The scenario proposed by Luttwak and the Rand Corporation was certainly more rational, because it would have eliminated a hotbed of reaction (Saudi Arabia) and maintained the alliance with a laic and largely industrialized country (Iraq). Besides, as Luttwak pointed out, the Saudi Arabia operation would have had nearly no risk for the American troops, being the Saudis practically devoid of an army. As everybody knows, the second option has prevailed, but the invasion and the occupation of Iraq have been realized without the US suffered losses comparable to those resulting from a true war. Now, therefore, the problem of invaders is to normalize the situation in Iraq within some sort of strategy. That is, classically speaking: continue the war by other means, as the war has been the continuation of politics after the thirty years aforesaid.

So far, as we have stated on many occasions, the American "politi-warfare" has been rather coarse, since it has been lacking in political mediation. This is an ingrained attitude of the USA, due to their shortage of history and their overpowering strength, which reduces diplomacy to a bagatelle; and it turns into a weakness when there is no material possibility to exercise what the Americans call "leadership" or "soft power", and here is called with the Gramsci's term "hegemony". Without this possibility, we don't see how the state of war can finish and leave place for the wished "nation building", that is the phase of business, buildings and open market, which would finally allow the US "hegemonic" capital to penetrate into Iraq. In other words, to give Iraq at least a semblance of normality, the United States must defeat guerrilla fighters or however negotiate with them. Nevertheless, after suffering enormous losses, the Iraqi guerrilla army is now getting reorganized around the forces of the old regime, which entered clandestinity while the American occupation troops were advancing.
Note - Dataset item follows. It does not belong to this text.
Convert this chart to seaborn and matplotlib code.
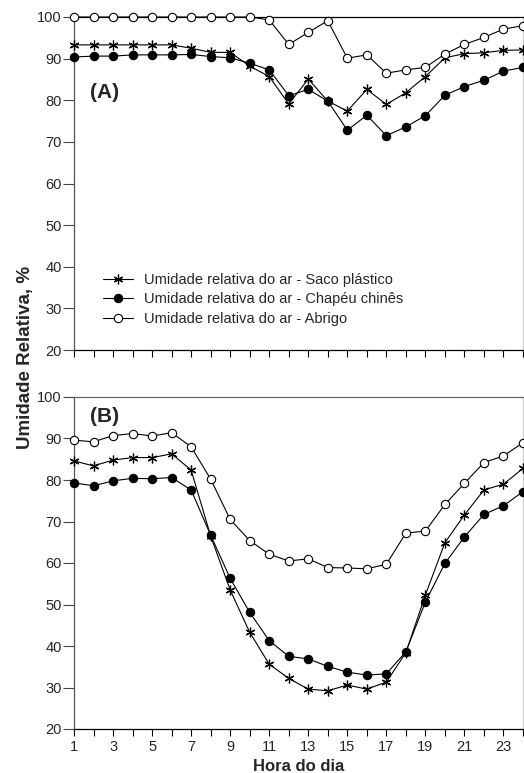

This guerrilla army (to be not confused with the bands of fundamentalist slaughterers, whose atrocities are a blessing for Western media) is a respected military force, deriving from the bourgeois national party and therefore in a position to take the reins of power in Iraq (unlike the present puppet government or any other one will result at the end of the constitutional cycle dictated by the American invader). Obviously the papers don't write much about it, as journalists must be content with information spoon-fed to them by the US military authorities and spend almost all of their time loafing about in the bars of the Green Zone hotels. Nevertheless, if one reads attentively the news reports from the American official sources, he can realize that the guerrilla fighters control a large part of the Iraqi territory, and that their actions, far from decreasing, are improving in quality and efficacy (so it is right to suspect that Uncle Sam has a hand in the otherwise senseless massacres of civilians).
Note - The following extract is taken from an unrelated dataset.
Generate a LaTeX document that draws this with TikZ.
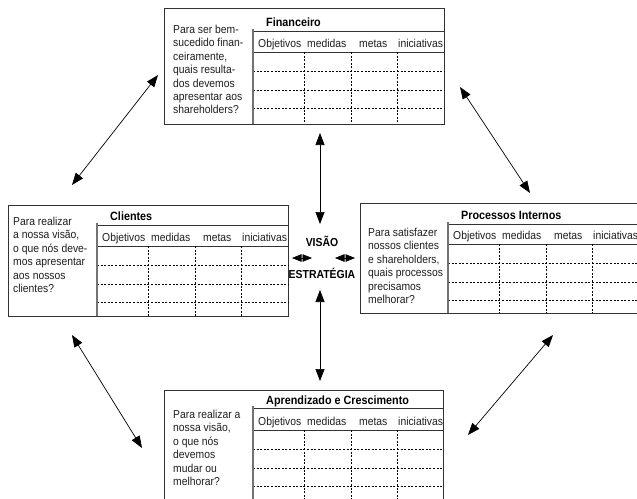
\documentclass[tikz,border=0pt]{standalone}
\usepackage{fontspec}
\setmainfont{Liberation Sans}[FakeStretch=0.9]
\usetikzlibrary{arrows.meta}
\tikzset{
  frame/.style={draw=black!80, line width=0.8pt},
  divider/.style={draw=black!55, line width=1.6pt},
  hline/.style={draw=black!80, line width=0.8pt},
  dashrow/.style={draw=black, line width=0.5pt, dash pattern=on 2pt off 1.6pt},
  qtext/.style={anchor=north west, inner sep=0pt, align=left, text=black!88, font=\fontsize{11.5}{13.4}\selectfont},
  ttl/.style={anchor=base west, inner sep=0pt, font=\bfseries\fontsize{12}{14}\selectfont},
  hdr/.style={anchor=base west, inner sep=0pt, font=\fontsize{11.5}{13}\selectfont, text=black!88},
  bigtip/.style={{Triangle[length=12pt,width=9pt]}-{Triangle[length=12pt,width=9pt]}, line width=0.7pt},
  smalltip/.style={{Triangle[length=9.5pt,width=7.5pt]}-{Triangle[length=9.5pt,width=7.5pt]}, line width=0.7pt},
  center/.style={inner sep=0pt, font=\bfseries\fontsize{11.6}{13}\selectfont},
}
% #1 divider x, #2 right x, #3 title-line y, #4 header-line y, #5 bottom y
\newcommand\bscgrid[5]{%
  \draw[hline] (#1,#3) -- (#2,#3);
  \draw[hline] (#1,#4) -- (#2,#4);
  \foreach \d in {19,38,56} \draw[dashrow] (#1,#4+\d) -- (#2,#4+\d);
  \foreach \c in {51,98,144} \draw[dashrow] (#1+\c,#4) -- (#1+\c,#5);
  \draw[divider] (#1,#3-2) -- (#1,#5);
  \node[hdr] at (#1+5,#4-5) {Objetivos};
  \node[hdr] at (#1+54,#4-5) {medidas};
  \node[hdr] at (#1+106,#4-5) {metas};
  \node[hdr] at (#1+145,#4-5) {iniciativas};
}
\begin{document}
\begin{tikzpicture}[x=1pt,y=-1pt]
\useasboundingbox (0,0) rectangle (637,498);
\clip (0,0) rectangle (637,498);
\fill[white] (0,0) rectangle (637,498);

% Financeiro
\node[frame, anchor=north west, minimum width=280pt, minimum height=116pt, inner sep=0pt] (fin) at (164,8) {};
\bscgrid{253}{444}{31}{52}{124}
\node[ttl] (fint) at (266,26) {Financeiro};
\node[qtext] (finq) at (173,25)
  {Para ser bem-\\sucedido finan-\\ceiramente,\\quais resulta-\\dos devemos\\apresentar aos\\shareholders?};

% Clientes
\node[frame, anchor=north west, minimum width=280pt, minimum height=111pt, inner sep=0pt] (cli) at (8,205) {};
\bscgrid{97}{288}{225}{246}{316}
\node[ttl] (clit) at (110,220) {Clientes};
\node[qtext] (cliq) at (13,217)
  {Para realizar\\a nossa visão,\\o que nós deve-\\mos apresentar\\aos nossos\\clientes?};

% Processos Internos
\node[frame, anchor=north west, minimum width=290pt, minimum height=110pt, inner sep=0pt] (pro) at (360,203) {};
\bscgrid{448}{640}{224}{244}{313}
\node[ttl] (prot) at (461,219) {Processos Internos};
\node[qtext] (proq) at (368,228)
  {Para satisfazer\\nossos clientes\\e shareholders,\\quais processos\\precisamos\\melhorar?};

% Aprendizado e Crescimento
\node[frame, anchor=north west, minimum width=279pt, minimum height=120pt, inner sep=0pt] (apr) at (164,390) {};
\bscgrid{253}{443}{408}{430}{505}
\node[ttl] (aprt) at (266,404) {Aprendizado e Crescimento};
\node[qtext] (aprq) at (173,410)
  {Para realizar a\\nossa visão,\\o que nós\\devemos\\mudar ou\\melhorar?};

% centre
\node[center] (visao) at (322,241) {VISÃO};
\node[center] (estr) at (322,273) {ESTRATÉGIA};

% arrow end points
\coordinate (a1s) at (72,185);  \coordinate (a1e) at (158,75);
\coordinate (a2s) at (460,87);  \coordinate (a2e) at (530,193);
\coordinate (a3s) at (72,335);  \coordinate (a3e) at (142,448);
\coordinate (a4s) at (553,335); \coordinate (a4e) at (468,435);
\coordinate (v1s) at (320,133); \coordinate (v1e) at (320,224);
\coordinate (v2s) at (320,290); \coordinate (v2e) at (320,381);
\coordinate (h1s) at (292,258); \coordinate (h1e) at (312,258);
\coordinate (h2s) at (335,258); \coordinate (h2e) at (355,258);

\draw[bigtip] (a1s) -- (a1e);
\draw[bigtip] (a2s) -- (a2e);
\draw[bigtip] (a3s) -- (a3e);
\draw[bigtip] (a4s) -- (a4e);
\draw[bigtip] (v1s) -- (v1e);
\draw[bigtip] (v2s) -- (v2e);
\draw[smalltip] (h1s) -- (h1e);
\draw[smalltip] (h2s) -- (h2e);
\end{tikzpicture}
\end{document}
Although they showed obtusity in the recent past, the Americans will end by resign themselves to the impossibility of relying only on their own arms, Kurds and Shiites, unless they decide to break Iraq into three parts. This solution, probably entertained by some strategists, wouldn't be advantageous, however. In fact, the planned expansion of the war into Iran, Arabia and Syria requires a great, populous, industrialized and Americanized country, serving as a "casemate" for the capital-artillery called "soft power". In all likelihood, since they couldn't bear the cost of another hot conflict in the near future, the Americans will prefer to adopt the same "Ukrainian" strategy they are trying in Lebanon, with an eye to Damascus.